[Update: This post was originally written using only the information presented on stage at E3. I have clarified details on the controller and added a post with more details on the Wii U console.]
Rather than unveil the new Nintendo Wii U console on stage at E3 today, Nintendo introduced the Wii U controller for the next platform instead. Nintendo of America CEO Reggie Fils-Aime believes, "It'll change the way you game personally, and change the way you interact with your family and friends."
The second generation Wii console is called “Wii U” (pronounced "We-U") because it's a system that "we" can all enjoy (casual and serious gamers) but this iteration is also customized for "you", according to Fils-Aime. But no technical details were revealed during the press conference.
To call this new device a controller doesn't quite capture all the interactive possibilities it offers. It is more like a sidekick to the new console (and television) that doubles as an extra controller in some games, and works as a standalone entertainment device in other scenarios. Think of it as a hybrid controller and tablet with a 6.2" touchscreen.
It turns out the rumors about Project Cafe were correct: the Wii U controller has a 6.2" touchscreen (with stylus), with the typical control pad and buttons, circle pads on either side, left and right shoulder buttons embedded into the top two corners, trigger buttons, rumble motor, a rechargeable battery, a sensor strip and the gyroscope and accelerometer sensors built-in like other Wii-motes. It also includes other features not typically found in a video game controller like a microphone, camera and speakers, because the Wii U controller is "not meant to be a portable gaming system even though it shares some characteristics," said Nintendo Global President Satoru Iwata.
Like any good sidekick, the Wii U controller can enhance gameplay and hold its own when not linked to the television (but still connected to the console via wireless Internet to render the games):
- Wii U controller offers a second screen to the game on the television: There are many different uses for a second screen in a Wii U game. Here are just a few of the ones mentioned today. In a Chase Mii game demoed on the Nintendo channel after the official press conference, players can play digital hide and seek, with one player using the Wii U controller's screen showing a bird's eye view of all the other players so she can better hide from her friends. The other players using the original Wii-motes only have the main television screen to navigate the game.Another example presented on stage involved using the Wii U controller to display your golf ball and the TV screen to display the fairway to simulate 3D gameplay (see below).

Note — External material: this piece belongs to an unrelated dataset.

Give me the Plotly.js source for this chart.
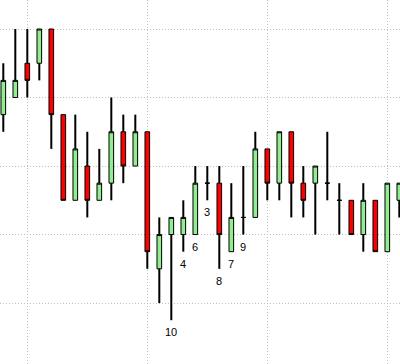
<!DOCTYPE html>
<html>
<head>
<meta charset="utf-8">
<script src="https://cdn.plot.ly/plotly-3.0.1.min.js"></script>
<style>
  html, body { margin: 0; padding: 0; background: #fff; }
  #chart { width: 400px; height: 364px; }
</style>
</head>
<body>
<div id="chart"></div>
<script>
// Session numbers and OHLC prices
const sessions = [1,2,3,4,5,6,7,8,9,10,11,12,13,14,15,16,17,18,19,20,21,22,23,24,25,26,27,28,29,30,31,32,33,34];
const openP  = [11,12,14,14,16,11,6,8,6,7,10,8,10,2,4,4,4,7,7,3,5,5,9,7,10,7,7,7,6,6,4,6,3,6];
const highP  = [14,16,16,16,16,11,11,10,9,12,11,11,10,5,5,6,8,8,8,7,8,10,9,10,10,8,8,10,7,6,7,6,7,7];
const lowP   = [10,12,12,13,9,6,6,5,6,6,7,8,2,0,-1,3,4,6,2,3,4,5,6,6,5,5,4,6,4,4,3,3,3,5];
const closeP = [13,13,13,16,11,6,9,6,7,10,8,10,3,4,5,5,7,7,4,5,5,9,7,10,7,6,8,7,6,4,6,3,7,7];

// Numbered marks under selected candles
const markSessions = [15,16,17,18,19,20,21];
const markLabels   = ['10','4','6','3','8','7','9'];

// Wicks drawn as thick segments above and below each body
const wx = [], wy = [];
sessions.forEach((s, i) => {
  const top = Math.max(openP[i], closeP[i]);
  const bot = Math.min(openP[i], closeP[i]);
  if (highP[i] > top) { wx.push(s, s, null); wy.push(top, highP[i], null); }
  if (lowP[i] < bot)  { wx.push(s, s, null); wy.push(lowP[i], bot, null); }
});

const wicks = {
  type: 'scatter', mode: 'lines', x: wx, y: wy,
  line: { color: '#000', width: 2 }, hoverinfo: 'skip', showlegend: false
};

const bodies = {
  type: 'candlestick', x: sessions,
  open: openP, high: openP.map((o, i) => Math.max(o, closeP[i])),
  low: openP.map((o, i) => Math.min(o, closeP[i])), close: closeP,
  increasing: { fillcolor: '#90EE90', line: { color: '#000', width: 1 } },
  decreasing: { fillcolor: '#FF0000', line: { color: '#000', width: 1 } },
  whiskerwidth: 0, showlegend: false
};

const annotations = markSessions.map((s, k) => {
  const i = sessions.indexOf(s);
  return {
    x: s, y: lowP[i], xref: 'x', yref: 'y', text: markLabels[k],
    showarrow: false, yanchor: 'middle', yshift: -12,
    font: { family: 'Liberation Sans, Arial, sans-serif', size: 11, color: '#000' }
  };
});

const grid = { showgrid: true, gridcolor: '#bcc0c8', griddash: '1px,2px', gridwidth: 1 };

const layout = {
  width: 400, height: 364,
  margin: { l: 0, r: 0, t: 0, b: 0 },
  paper_bgcolor: '#fff', plot_bgcolor: '#fff',
  showlegend: false,
  boxgap: 0.45,
  xaxis: Object.assign({
    range: [0.725, 34.058], showticklabels: false, zeroline: false,
    showline: false, ticks: '', rangeslider: { visible: false },
    tick0: 3, dtick: 10
  }, grid),
  yaxis: Object.assign({
    range: [-3.556, 17.693], showticklabels: false, zeroline: false,
    showline: false, ticks: '',
    tick0: 0, dtick: 4
  }, grid),
  annotations: annotations
};

Plotly.newPlot('chart', [bodies, wicks], layout, { staticPlot: true, displayModeBar: false });
</script>
</body>
</html>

- Continue console game on Wii U controller: For the times when the television cannot be used to play the Wii, the controller allows the player to continue to game on the device.
- Play games on the Wii U controller: As a portable device with a larger screen than the Nintendo 3DS, the Wii U controller can also transform into a digital game board for an impromptu game of Othello.
- Transfer content from Wii U controller to television: You can share the video you are watching on the Wii U controller with your television so more people can enjoy the same content but on a larger screen.
- Make art on the Wii U controller: The touchscreen is another surface for artists to hone their craft.
- Video chat on the Wii U controller: That's pretty self-explanatory.
- Browse a Web page on the Wii U controller: See above.
- Use Wii U controller as an universal peripheral: One of the developers featured in the video reel called the Wii U controller "the Swiss Army knife of controllers" and he wasn't kidding. With the large built-in touchscreen, the device can morph from a weapon in one game and to a chopping board in another.
Without a doubt, the Wii U console exists as both Iwata and Fils-Aime made a point of inviting Electronic Arts CEO John Riccitiello on stage to tease that the new platform will feature "deeper online capabilities." But it's obviously not ready for prime time because they are still a year away from launch.
The Wii U controller definitely kicks console gaming up a notch, but it's hard to tell just how it all works until Nintendo has full, functioning games that make full use of the system's potential. Fils-Aime made a point of stating that the Nintendo Wii U games on display at E3 are just "interactive demonstrations" for now.